Une fois de plus je pleure un musicien qui fut aussi un ami. Aux obsèques de Soïg ce mercredi 9 avril, un millier de personnes se sont rassemblés, ont joué, dansé… en souvenir de cet homme chaleureux, simple, jamais prétentieux, si souvent débordant d’humour. On en connait qui n’ont pas fait le quart de cette carrière et qui se prennent pour de grands artistes. Ce ne fut jamais le cas chez cet homme au talent fou et à la générosité incomparable. Il fit partie de tant de groupes, duo, trio… qu’il n’est guère étonnant de voir tant de monde pour venir lui dire kenavo.

Photo : Eric Legret

Voici quelques mots extraits d’un article que j’écrivis pour 5planètes en 2018 :

A Douarnenez, début juillet 2018, la petite chapelle Saint-Michel sur le Port Rhu a rassemblé quelques poignées d’amateurs attentifs pour un concert de Soïg Siberil. En solo : l’homme, sa guitare et sa verve communicative. Il parle, il raconte, il joue, il partage, il s’amuse et il nous réjouit. Généreusement et musicalement. Il fait chaud dehors mais on est là comme à une veillée au coin du feu. Soïg nous dit l’origine des titres qu’il joue, entre anecdotes amusantes et fond historique, entre récits de rencontres et trajets de la tradition à la composition. Ici ou là, il joue adroitement des pieds pour actionner ces petites machines chères aux guitaristes (et à beaucoup d’autres aussi maintenant), créant quelques boucles qui nous donnent l’impression d’avoir six Beril pour le prix d’un (fallait que je la place, bêtement). Heureusement, il n’en rajoute guère trop ; un seul guitariste de cette trempe nous suffit et son jeu est savoureux, fin, subtil, sans jamais perdre la moindre énergie. Un plaisir d’une heure et demi.

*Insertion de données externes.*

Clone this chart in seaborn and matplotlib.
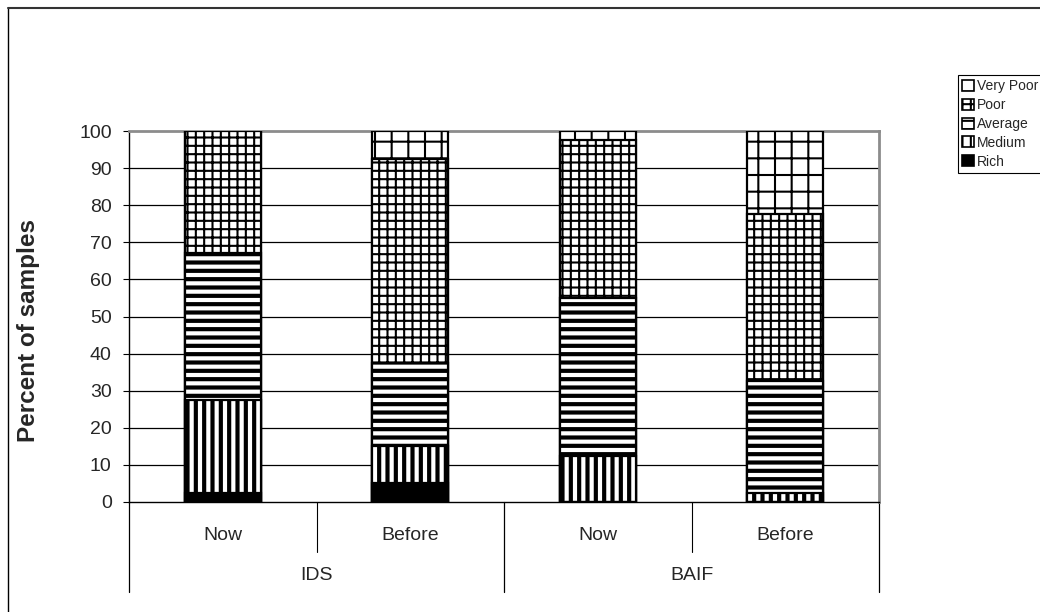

 Simplement, je désirais alors rappeler que la guitare fut prise en main par cette génération de secoueurs de traditions, une génération qui en fit une utilisation brillante, peu importe qu’on aime ou non cet instrument. Et Soïg Siberil s’inscrit, depuis belle lurette, dans cette lignée. Avec un jeu personnalisé pour une musique qui n’a peut-être pas besoin qu’on lui colle une étiquette définitive. Soïg a d’abord écouté les chanteurs du fameux mouvement américain : Guthrie, Seeger… Il a ensuite réalisé que des musiciens comme Doc Watson ou Mississippi John Hurt faisaient avec le même instrument autre chose encore : un autre jeu, d’autres styles… Cheminement quasi obligé à l’époque puisque cet instrument arrivait jusqu’à nous sur les disques de ceux qui lui confiaient leurs expressions. Puis, comme l’avait suggéré Pete Seeger lui-même (voir les éditoriaux sur ce site), nombre de musiciens ont creusé leurs propres terres à la recherche de répertoires à développer selon ces nouvelles tendances. Et Soïg a visité la musique bretonne qui l’inspira en plusieurs groupes, puis vers une démarche en soliste ou en duo et une envie de composer. Il a élargi ses horizons mais il reste vrai qu’il évolue dans les traces de ce mouvement folk. De façon totalement naturelle, en jouant une nouvelle musique qui fait le lien avec l’ancienne, comme un témoin que l’on se passe dans une course relais. Ses excellents « concurrents » bretons en ont fait de même : Gilles Le Bigot, Jean-Charles Guichen, Jacques Pellen, Nicolas Quemener… et tous les autres ! Chacun a bu à la source à sa manière et a concocté un breuvage qui reste pourtant breton. Comme si le filtre de chacun avait réussi à laisser passer un goût reconnaissable.

Et assurément Soïg nous laisse un souvenir impérissable et un sourire inoubliable.